Again, though, in manufacturing a title fight that shouldn’t be a title fight, the UFC got the right result, but were left with a whole serving of egg on their face. It looks amateurish. Unplanned. A knee-jerk reaction to a mess of their own making. Which it is.
What should have happened? A press conference, McGregor present, some prepared words, about his focus on a new family, not wanting to stall two divisions, and the option given to him to take another run at that belt some day. Maybe some promotion of a future fight against Khabib Nurmagomedov or Tony Ferguson.
Instead we get silence, from the champ, from the UFC. We’re told he relinquished his belt, a word that makes him sound almost willing, but you have to know McGregor, like the fans, isn’t happy with how this went down.
Now, what is UFC 206 left with?

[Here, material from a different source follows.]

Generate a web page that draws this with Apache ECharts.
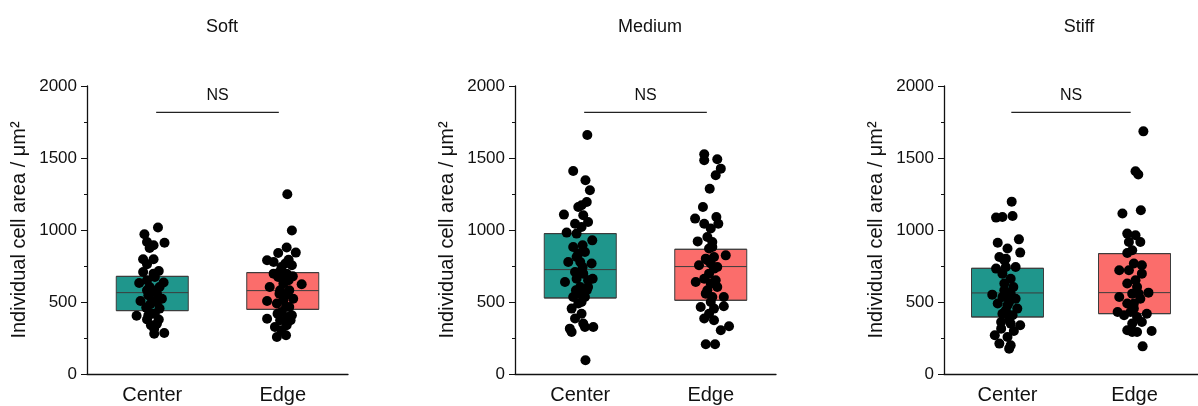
<!DOCTYPE html>
<html>
<head>
<meta charset="utf-8">
<script src="https://cdn.jsdelivr.net/npm/echarts@6/dist/echarts.min.js"></script>
<style>
  html, body { margin: 0; padding: 0; background: #fff; }
  #main { width: 1198px; height: 406px; }
</style>
</head>
<body>
<div id="main"></div>
<script>
// categories and panels
var categories = ['Center', 'Edge'];
var panels = ['Soft', 'Medium', 'Stiff'];
var yTicks = [0, 500, 1000, 1500, 2000];
var nsLevel = 1817;

// boxes: [Q1, median, Q3] for Center, Edge
var softBox = [[440, 565, 678], [449, 579, 704]];
var mediumBox = [[528, 725, 975], [512, 746, 866]];
var stiffBox = [[396, 563, 734], [419, 565, 836]];

// points: [horizontal offset from category centre, cell area]
var softCenter = [
  [0.044, 1017], [-0.06, 970], [0.094, 912], [-0.04, 917], [0.01, 894], [-0.02, 875],
  [-0.07, 797], [0.01, 797], [-0.04, 762], [-0.07, 708], [0.05, 715], [0.02, 674],
  [0.087, 635], [-0.10, 632], [-0.04, 651], [0, 581], [0.036, 558], [-0.03, 547],
  [-0.09, 507], [0, 505], [0.074, 523], [-0.046, 461], [0.056, 454], [0, 419],
  [-0.12, 405], [-0.04, 378], [0.05, 378], [-0.01, 338], [0.015, 315], [0.015, 280],
  [0.092, 285], [0.036, 500], [-0.02, 604], [0.056, 604], [0.01, 697], [0.02, 419],
  [-0.03, 408], [0.036, 350], [-0.015, 484], [-0.04, 581]
];
var softEdge = [
  [0.035, 1248], [0.07, 996], [0.03, 878], [0.1, 843], [-0.035, 840], [-0.12, 790],
  [-0.07, 778], [0.045, 794], [-0.01, 743], [0.03, 697], [-0.035, 674], [0.077, 678],
  [0.145, 623], [-0.1, 604], [0.005, 628], [0.05, 581], [-0.025, 558], [0.08, 523],
  [-0.12, 507], [-0.045, 489], [0.025, 465], [-0.01, 431], [0.07, 408], [-0.12, 384],
  [-0.02, 373], [0.06, 373], [-0.06, 327], [0.03, 338], [-0.045, 257], [0.025, 269],
  [-0.01, 304], [0.02, 547], [-0.02, 581], [0.045, 651], [0.005, 512], [-0.025, 708],
  [0.02, 767], [0.05, 465], [-0.04, 419], [0.035, 396], [0, 674], [-0.07, 697], [0.07, 755]
];
var mediumCenter = [
  [0.054, 1660], [-0.054, 1410], [0.04, 1345], [0.074, 1276], [0.05, 1195], [0.01, 1172],
  [-0.015, 1160], [-0.125, 1107], [0.023, 1102], [-0.04, 1044], [0.06, 1056], [-0.104, 982],
  [-0.028, 975], [0.092, 928], [-0.054, 882], [0.018, 894], [-0.015, 836], [-0.092, 778],
  [0, 778], [0.087, 767], [-0.04, 708], [0.023, 697], [-0.117, 639], [-0.028, 662],
  [0.06, 651], [0.095, 662], [0, 604], [0.06, 604], [-0.054, 535], [0.036, 535],
  [-0.015, 489], [-0.066, 454], [0.01, 419], [-0.04, 385], [0.023, 350], [-0.08, 315],
  [0.1, 327], [-0.066, 292], [0.036, 327], [0.04, 95], [0, 558], [0.018, 743],
  [-0.028, 812], [0.036, 847], [0.01, 1021], [0.05, 581], [-0.033, 581], [0.01, 500]
];
var mediumEdge = [
  [-0.05, 1526], [-0.05, 1484], [0.05, 1491], [0.077, 1426], [0.038, 1380], [-0.008, 1287],
  [-0.06, 1160], [-0.12, 1079], [0.043, 1090], [0.058, 1044], [-0.05, 1044], [0, 1010],
  [-0.1, 921], [0.012, 917], [-0.013, 871], [0.115, 824], [0.025, 812], [-0.038, 801],
  [0, 767], [-0.09, 755], [0.05, 743], [-0.013, 697], [-0.115, 639], [-0.05, 662],
  [0.038, 651], [-0.026, 581], [0.05, 604], [0.012, 535], [0.1, 535], [-0.077, 465],
  [0.025, 454], [0.1, 470], [-0.013, 419], [-0.05, 385], [0.025, 373], [0.14, 331],
  [0.077, 304], [-0.038, 206], [0.033, 206], [0, 628], [0.012, 882], [-0.026, 790],
  [0.025, 732], [-0.038, 558], [0, 500], [-0.026, 951]
];
var stiffCenter = [
  [0.033, 1197], [-0.09, 1086], [-0.04, 1090], [0.04, 1097], [0.09, 935], [-0.077, 912],
  [0, 871], [0.1, 843], [-0.064, 812], [-0.025, 790], [0.064, 743], [-0.09, 732],
  [-0.04, 697], [0.025, 662], [-0.025, 628], [0.046, 604], [-0.12, 551], [0, 558],
  [0.064, 523], [-0.077, 489], [0, 477], [0.077, 454], [-0.04, 419], [0.04, 408],
  [-0.05, 361], [0.025, 350], [0.1, 338], [-0.05, 315], [0.05, 299], [-0.1, 269],
  [0, 257], [-0.064, 211], [0.025, 199], [0.013, 176], [-0.013, 743], [0.025, 558],
  [-0.025, 581], [0.013, 500], [-0.013, 442], [-0.013, 801], [0.013, 385], [-0.04, 535]
];
var stiffEdge = [
  [0.07, 1685], [0.008, 1408], [0.03, 1385], [-0.095, 1114], [0.05, 1137], [-0.057, 975],
  [0.008, 963], [0.046, 917], [-0.044, 917], [-0.018, 859], [-0.057, 840], [-0.005, 767],
  [0.058, 755], [-0.12, 720], [-0.044, 720], [0.058, 697], [0.008, 651], [-0.057, 628],
  [0.02, 604], [0.11, 565], [-0.018, 558], [-0.12, 535], [0.046, 523], [-0.057, 489],
  [-0.133, 431], [-0.005, 454], [0.097, 419], [-0.082, 408], [0.02, 396], [0.058, 361],
  [-0.018, 350], [-0.057, 304], [0.02, 292], [0.135, 299], [-0.018, 292], [0.064, 192],
  [-0.005, 489], [0.033, 558], [-0.031, 431]
];

var boxes = [softBox, mediumBox, stiffBox];
var points = [[softCenter, softEdge], [mediumCenter, mediumEdge], [stiffCenter, stiffEdge]];
var boxColors = ['#1f968c', '#fb6d6b'];

var gridLefts = [87, 515, 944];
var font = 'Liberation Sans, Arial, sans-serif';
var ink = '#111';

var chart = echarts.init(document.getElementById('main'));

var grids = [], xAxes = [], yAxes = [], titles = [], series = [];

panels.forEach(function (name, i) {
  grids.push({ left: gridLefts[i], top: 86, width: 261, height: 288 });
  titles.push({
    text: name, left: gridLefts[i] + 130, top: 13, textAlign: 'center',
    textStyle: { fontFamily: font, fontSize: 18, fontWeight: 'normal', color: ink }
  });
  // visible category axis
  xAxes.push({
    type: 'category', gridIndex: i, data: categories,
    axisLine: { lineStyle: { color: ink, width: 1.3 } },
    axisTick: { alignWithLabel: true, length: 5, lineStyle: { color: ink } },
    axisLabel: { fontFamily: font, fontSize: 20, color: ink, margin: 11 }
  });
  // hidden value axis for jittered points
  xAxes.push({
    type: 'value', gridIndex: i, min: -0.5, max: 1.5, show: false,
    splitLine: { show: false }
  });
  yAxes.push({
    type: 'value', gridIndex: i, min: 0, max: 2000, interval: 500,
    name: 'Individual cell area / μm²', nameLocation: 'middle', nameGap: 58,
    nameTextStyle: { fontFamily: font, fontSize: 20, color: ink },
    axisLine: { show: true, onZero: false, lineStyle: { color: ink, width: 1.3 } },
    axisTick: { show: true, length: 6, lineStyle: { color: ink } },
    minorTick: { show: true, splitNumber: 2, length: 3, lineStyle: { color: ink } },
    splitLine: { show: false },
    axisLabel: {
      fontFamily: font, fontSize: 17, color: ink, margin: 10,
      formatter: function (v) { return String(v); }
    }
  });

  series.push({
    type: 'boxplot', xAxisIndex: i * 2, yAxisIndex: i,
    boxWidth: [72, 72],
    data: boxes[i].map(function (b, k) {
      return {
        value: [b[0], b[0], b[1], b[2], b[2]],
        itemStyle: { color: boxColors[k], borderColor: '#3c3c3c', borderWidth: 1 }
      };
    }),
    silent: true, z: 2
  });

  var pts = [];
  points[i].forEach(function (grp, k) {
    grp.forEach(function (p) { pts.push([k + p[0], p[1]]); });
  });
  series.push({
    type: 'scatter', xAxisIndex: i * 2 + 1, yAxisIndex: i,
    data: pts, symbolSize: 10,
    itemStyle: { color: '#000', opacity: 1 }, silent: true, z: 3
  });

  // NS bracket
  series.push({
    type: 'line', xAxisIndex: i * 2 + 1, yAxisIndex: i,
    data: [[0.03, nsLevel], [0.97, nsLevel]],
    symbol: 'none', lineStyle: { color: '#222', width: 1.3 }, silent: true, z: 4
  });
  series.push({
    type: 'scatter', xAxisIndex: i * 2 + 1, yAxisIndex: i,
    data: [[0.5, nsLevel]], symbolSize: 0,
    itemStyle: { opacity: 1 },
    label: {
      show: true, formatter: 'NS', position: 'top', distance: 9,
      fontFamily: font, fontSize: 16, color: ink
    },
    silent: true, z: 4
  });
});

chart.setOption({
  animation: false,
  title: titles,
  grid: grids,
  xAxis: xAxes,
  yAxis: yAxes,
  series: series
});
</script>
</body>
</html>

A meaningless interim title. The real champion (McGregor) isn’t injured, just too busy to worry about the division at the moment. The real interim champ, Jose Aldo, is now promoted to champ, but it’s not as if he’s injured or unable to fight. He may or may not be willing these days, but in any case, Jose Aldo was just promoted back to featherweight champ without ever getting his revenge.
Pettis and Holloway, meanwhile, will go to war for a belt that holds no weight. Its existence is merely to justify a PPV. Five rounds between these two should result in a classic fight, but just as this was the worst possible way for the UFC to strip McGregor (or near abouts anyway), it’s the worst possible circumstances to book a fight between the two. Just an added distraction, albeit a shiny golden one. At least the division is opened back up now, but the whole affair has left a very bitter taste.